28/04/2012

ó Coimbra...




Coimbra
Coimbra universitária, bem entendido!
Odeio-te!
finges de cabeça
e não és senão o lugar dela.
A única vez que me referi a Coimbra disse:
os palermas de Coimbra
É a minha opinião.
A única pessoa de interesse que conheci em Coimbra
foi a dona de uma casa de mulheres
todos os outros eram cultos
admiravam os grandes vultos
e desconheciam os pequenos
como se estes não fossem uma projecção dos grandes.
Coimbra
Coimbra universitária, bem entendido!
Tu consegues não ser estúpida
nem inteligente
és Coimbra.
Tamanha identificação urbana
jamais no mundo se viu.

José de Almada Negreiros in “Poemas”, p.129, Assírio & Alvim, Lx, 2ªed., 2005.


COIMBRA EM FORMATO POSTAL

E então
lá tive numa pasta azuis as fitas
de escolar de Letras e não valiam nada
não prestavam pra nada nesse ano de ‘59
não torciam o pescoço à morrinha herdada de trás
“ai adeus acabaram-se os dias”
cantei tão pouco e só em tom menor

eu ensurdecia nas aulas durante o Inverno
o focinho metido na samarra um vago
olho emergindo como do poço uma rã
tanto sono que dava o Hölderlin em tudesco de mestre!
e às esconsas lia o meu Qui je fus

Coimbra tapada pela capa da névoa
Um rastro de cegonhas sobre as ínsuas
Chegam barcos da lenha de Penacova
Limoeiros floridos a quinta
do avô com sardões nos muros de pedra solta

ai adeus formado em Germânicas este rapaz
o que sabe ele da vida este rapaz? Coisa nenhuma
chora baba e ranho à menção puizia
e escrevi cartas de amor sempre solenes
e a melancolia é uma doença nefasta

eu tinha uma janela no último andar
de onde o Senhor da Serra em tardes claras
e traduzi muito verso pré-romântico para as colegas
’59 confesso não me ensinou nada de nada
belas são as narcejas nos arrozais quando voam sobre
                um fundo de sol como o cobre batido

Fernando Assis Pacheco in ‘Variações em Sousa’, pp. 16-17.

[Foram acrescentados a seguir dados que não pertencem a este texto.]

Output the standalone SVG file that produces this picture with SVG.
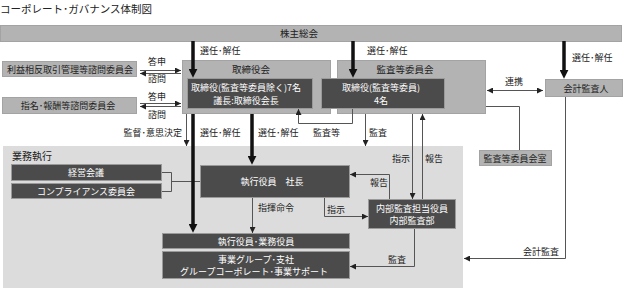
<svg xmlns="http://www.w3.org/2000/svg" width="624" height="291" viewBox="0 0 624 291">
<style>
text{font-family:"Noto Sans CJK JP","Noto Sans",sans-serif;font-size:9px;fill:#222}
.c{text-anchor:middle}
.e{text-anchor:end}
.w{fill:#fff}
.g{fill:#b3b3b3;stroke:#a3a3a3;stroke-width:1}
.d{fill:#4b4b4b;stroke:#9a9a9a;stroke-width:1}
.t{fill:none;stroke:#555;stroke-width:1}
.k{fill:none;stroke:#111;stroke-width:3.5}
</style>
<defs>
<marker id="a" viewBox="0 0 10 10" refX="10" refY="5" markerWidth="6" markerHeight="6" markerUnits="userSpaceOnUse" orient="auto-start-reverse"><path d="M0,0 L10,5 L0,10 z" fill="#222"/></marker>
<marker id="b" viewBox="0 0 10 10" refX="3" refY="5" markerWidth="9" markerHeight="9" markerUnits="userSpaceOnUse" orient="auto"><path d="M0,0 L10,5 L0,10 z" fill="#111"/></marker>
</defs>
<text x="0" y="13" style="font-size:10.5px">コーポレート･ガバナンス体制図</text>
<g id="area"><rect x="3" y="146" width="460" height="142" fill="#dcdcdc"/><text x="12" y="160" style="font-size:10px">業務執行</text></g>
<g id="shareholders"><rect class="g" x="0.5" y="25.5" width="621" height="16"/><text class="c" x="299" y="37" style="font-size:9.5px">株主総会</text></g>
<g id="board"><rect class="g" x="182.5" y="60.5" width="148" height="53"/><text class="c" x="251" y="73" style="font-size:9.5px">取締役会</text>
<rect class="d" x="187.5" y="78.5" width="125" height="30"/><text class="c w" x="246" y="91">取締役(監査等委員除く)7名</text><text class="c w" x="246" y="104">議長:取締役会長</text></g>
<g id="auditcommittee"><rect class="g" x="337.5" y="60.5" width="148" height="53"/><text class="c" x="405" y="73" style="font-size:9.5px">監査等委員会</text>
<rect class="d" x="321.5" y="78.5" width="123" height="30"/><text class="c w" x="381" y="91">取締役(監査等委員)</text><text class="c w" x="381" y="104">4名</text></g>
<g id="auditor"><rect class="g" x="545.5" y="79.5" width="77" height="17"/><text class="c" x="586" y="92">会計監査人</text></g>
<g id="acroom"><rect class="g" x="479.5" y="150.5" width="72" height="15"/><text class="c" x="515" y="162">監査等委員会室</text></g>
<g id="conflict"><rect class="g" x="2.5" y="61.5" width="134" height="15"/><text class="c" x="70" y="73">利益相反取引管理等諮問委員会</text></g>
<g id="nomination"><rect class="g" x="2.5" y="97.5" width="134" height="16"/><text class="c" x="68" y="109">指名･報酬等諮問委員会</text></g>
<g id="mgmt"><rect class="d" x="11.5" y="164.5" width="150" height="16"/><text class="c w" x="86" y="176">経営会議</text></g>
<g id="compliance"><rect class="d" x="11.5" y="183.5" width="150" height="15"/><text class="c w" x="86" y="195">コンプライアンス委員会</text></g>
<g id="president"><rect class="d" x="200.5" y="165.5" width="149" height="32"/><text class="c w" x="272" y="185">執行役員　社長</text></g>
<g id="officers"><rect class="d" x="162.5" y="233.5" width="187" height="15"/><text class="c w" x="256" y="245">執行役員･業務役員</text></g>
<g id="groups"><rect class="d" x="162.5" y="251.5" width="187" height="27"/><text class="c w" x="256" y="263">事業グループ･支社</text><text class="c w" x="254" y="275">グループコーポレート･事業サポート</text></g>
<g id="internalaudit"><rect class="d" x="368.5" y="199.5" width="87" height="29"/><text class="c w" x="412" y="212">内部監査担当役員</text><text class="c w" x="412" y="224">内部監査部</text></g>
<g id="connectors">
<path class="t" d="M162,172.5 H171.5 V191.5 H162 M171.5,181.5 H200"/>
<path class="t" d="M140,70.5 H181" marker-end="url(#a)"/>
<path class="t" d="M181,73.5 H140" marker-end="url(#a)"/>
<path class="t" d="M140,103.5 H181" marker-end="url(#a)"/>
<path class="t" d="M181,106.5 H140" marker-end="url(#a)"/>
<text class="c" x="157" y="65">答申</text><text class="c" x="157" y="82">諮問</text>
<text class="c" x="157" y="100">答申</text><text class="c" x="157" y="118">諮問</text>
<path class="k" d="M193,41 V71.5" marker-end="url(#b)"/>
<path class="k" d="M353,41 V71.5" marker-end="url(#b)"/>
<path class="k" d="M564,41 V72.5" marker-end="url(#b)"/>
<path class="k" d="M193,114 V226.5" marker-end="url(#b)"/>
<path class="k" d="M252,114 V158.5" marker-end="url(#b)"/>
<text x="200" y="54">選任･解任</text><text x="367" y="54">選任･解任</text><text x="572" y="61">選任･解任</text>
<path class="t" d="M487,90.5 H543" marker-start="url(#a)" marker-end="url(#a)"/>
<text class="c" x="514" y="85">連携</text>
<path class="t" d="M186.5,114 V146" marker-end="url(#a)"/>
<text class="e" x="182" y="136">監督･意思決定</text>
<text x="200" y="136">選任･解任</text><text x="258" y="136">選任･解任</text>
<path class="t" d="M352.5,109 V123.5 H298.5 V109" marker-end="url(#a)"/>
<text x="313" y="136">監査等</text>
<path class="t" d="M365.5,114 V146" marker-end="url(#a)"/>
<text x="369" y="136">監査</text>
<path class="t" d="M486,106.5 H519.5 V150"/>
<path class="t" d="M565.5,97 V258.5 H464" marker-end="url(#a)"/>
<text x="523" y="255">会計監査</text>
<path class="t" d="M412.5,114 V199" marker-end="url(#a)"/>
<path class="t" d="M422.5,199 V114" marker-end="url(#a)"/>
<text x="392" y="162">指示</text><text x="425" y="162">報告</text>
<path class="t" d="M389.5,199 V174.5 H350" marker-end="url(#a)"/>
<text x="370" y="186">報告</text>
<path class="t" d="M324.5,198 V216.5 H368" marker-end="url(#a)"/>
<text x="327" y="213">指示</text>
<path class="t" d="M414.5,229 V266.5 H350" marker-end="url(#a)"/>
<text x="388" y="263">監査</text>
<path class="t" d="M252.5,198 V233" marker-end="url(#a)"/>
<text x="258" y="211">指揮命令</text>
</g>
</svg>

LOUVOR DO BAIRRO DOS OLIVAIS

Não tive nunca nada a ver com as
guitarras estudantes: eu vivia
num lento bairro da periferia
onde a chuva apagava os passos das

pessoas de regresso a suas casas
fazia compras na mercearia
e algum livro mais forte que então lia
já era para mim como um par d’asas

amigos vinham ver-me que eu servia
de ponche ou de Madeira malvasia
para soltar as línguas livremente

um que bramava um outro que dormia
eu abria a janela e só dizia
ao menos estas ruas têm gente

Fernando Assis Pacheco in ‘Variações em Sousa’, p.11.